Step 7: Model the Financials: ROI & Payback Period
Before final approval, you have to justify the spend. Take the data from Steps 3-5.
- Calculate:
- Increased Revenue/Cost Savings: Will it let you take on new, higher-margin work? Will it cut labor on existing jobs? Quantify it.
- Payback Period: (Total Net Investment) / (Annual Savings + New Annual Profit). Aim for under 4 years for this type of equipment.
- Present the Case: Show leadership: "The Amada 3015 6kW has a TCO of $X over 7 years. It will allow us to bring in Y new jobs, save Z hours per week, and has a projected payback of 3.2 years."
Common Pitfalls & Final Reality Checks
You've got the steps. Here's where people usually stumble, so you don't have to.

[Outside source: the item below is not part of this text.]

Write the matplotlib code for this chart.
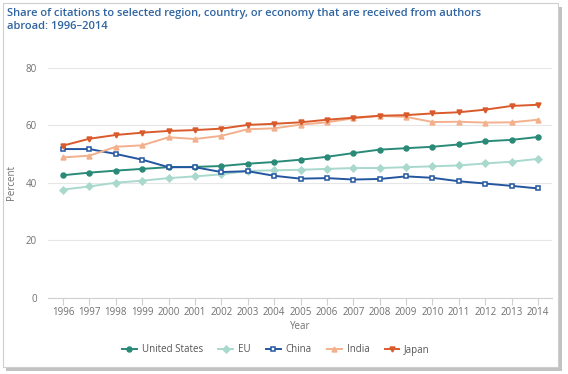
import matplotlib
matplotlib.use('Agg')
import matplotlib.pyplot as plt
from matplotlib.patches import Rectangle

plt.rcParams['font.family'] = ['Open Sans', 'DejaVu Sans']

years = list(range(1996, 2015))
united_states = [42.6, 43.5, 44.2, 44.8, 45.4, 45.5, 45.8, 46.6, 47.2, 48.0,
                 49.0, 50.3, 51.5, 52.0, 52.5, 53.3, 54.4, 54.9, 55.9]
eu = [37.6, 38.7, 40.0, 40.7, 41.6, 42.2, 42.9, 44.1, 44.3, 44.5,
      44.8, 45.1, 45.1, 45.4, 45.7, 46.0, 46.7, 47.3, 48.3]
china = [51.7, 51.7, 50.0, 48.0, 45.4, 45.4, 43.7, 44.0, 42.4, 41.4,
         41.6, 41.1, 41.3, 42.2, 41.7, 40.5, 39.7, 38.9, 38.0]
india = [48.8, 49.4, 52.5, 53.0, 55.8, 55.2, 56.3, 58.6, 58.9, 60.2,
         61.0, 62.4, 63.2, 62.9, 61.1, 61.2, 60.9, 61.0, 61.9]
japan = [52.9, 55.3, 56.6, 57.4, 58.0, 58.3, 58.8, 60.1, 60.5, 61.0,
         61.9, 62.6, 63.3, 63.5, 64.1, 64.5, 65.4, 66.7, 67.1]

fig = plt.figure(figsize=(5.68, 3.74), dpi=100)

# screenshot frame with a little shadow, kept behind the axes
fig.patches.append(Rectangle((6 / 568, 1 - 371 / 374), 556 / 568, 364 / 374,
                             transform=fig.transFigure, facecolor='#9a9a9a',
                             edgecolor='none', alpha=0.6, zorder=-3))
fig.patches.append(Rectangle((3 / 568, 1 - 367 / 374), 555 / 568, 364 / 374,
                             transform=fig.transFigure, facecolor='white',
                             edgecolor='#cfcfcf', linewidth=0.8, zorder=-2))

ax = fig.add_axes([48 / 568, 1 - 297.7 / 374, 504 / 568, 230 / 374])
ax.set_facecolor('none')

series = [
    ('United States', united_states, '#2a8a78', 'o', '#2a8a78'),
    ('EU', eu, '#a9d9cd', 'D', '#a9d9cd'),
    ('China', china, '#2456a0', 's', 'white'),
    ('India', india, '#f3b08d', '^', '#f3b08d'),
    ('Japan', japan, '#d95a2b', 'v', '#d95a2b'),
]
for name, vals, col, mk, fc in series:
    ax.plot(years, vals, color=col, linewidth=1.4, marker=mk, markersize=3.5,
            markerfacecolor=fc, markeredgecolor=col, markeredgewidth=1.1,
            label=name, zorder=3)

ax.set_xlim(1995.43, 2014.53)
ax.set_ylim(0, 80)
ax.set_yticks([0, 20, 40, 60, 80])
ax.set_xticks(years)
ax.grid(axis='y', color='#e6e6e6', linewidth=0.8)
ax.set_axisbelow(True)
for s in ['top', 'right', 'left']:
    ax.spines[s].set_visible(False)
ax.spines['bottom'].set_color('#d0d0d0')
ax.tick_params(axis='y', length=0, labelsize=7, labelcolor='#707070', pad=8)
ax.tick_params(axis='x', length=5, color='#d0d0d0', labelsize=7,
               labelcolor='#707070', pad=2)
ax.set_xlabel('Year', fontsize=7, color='#707070', labelpad=2)
ax.set_ylabel('Percent', fontsize=7, color='#707070', labelpad=6)

fig.text(7 / 568, 1 - 8 / 374,
         'Share of citations to selected region, country, or economy that are received from authors\nabroad: 1996\u20132014',
         fontsize=8, fontweight='semibold', color='#2f64a0', va='top',
         ha='left', linespacing=1.3)

fig.legend(loc='center', bbox_to_anchor=(276 / 568, 1 - 350 / 374), ncol=5,
           frameon=False, fontsize=7, handlelength=1.5, columnspacing=1.6,
           handletextpad=0.5, labelcolor='#555555')

fig.savefig('out.png', dpi=100)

- Pitfall 1: Underbudgeting for Installation. Foundation work, electrical upgrades (these machines need serious power), and rigging can easily add 10-20% to your project cost. Get firm quotes from your facilities team or contractors before you finalize the machine purchase.
- Pitfall 2: Ignoring Operator Training. The software—like Amada's—is powerful but complex. Budget for and mandate the official training. An untrained operator running at 50% efficiency destroys your ROI calculation. (I learned this the hard way—we skimped and it took six months longer to hit target throughput).
- Pitfall 3: Forgetting About Parting Ways. What happens in 10 years? Ask about trade-in policies or the secondary market for the model you're buying. Some brands/models hold value much better than others, which affects your long-term TCO.
Bottom line: Buying an Amada, or any industrial laser, is a major decision. It's not about finding the lowest sticker price. It's about investing in a system that will reliably produce quality parts and make you money for a decade. This checklist forces you to think like an owner, not just a buyer. Do the homework upfront—it's way cheaper than the lessons you learn after the fact.
Note: Pricing, specifications, and service terms are subject to change by the manufacturer. All cost figures are based on 2024-2025 market data and should be verified with Amada and local distributors for current quotes.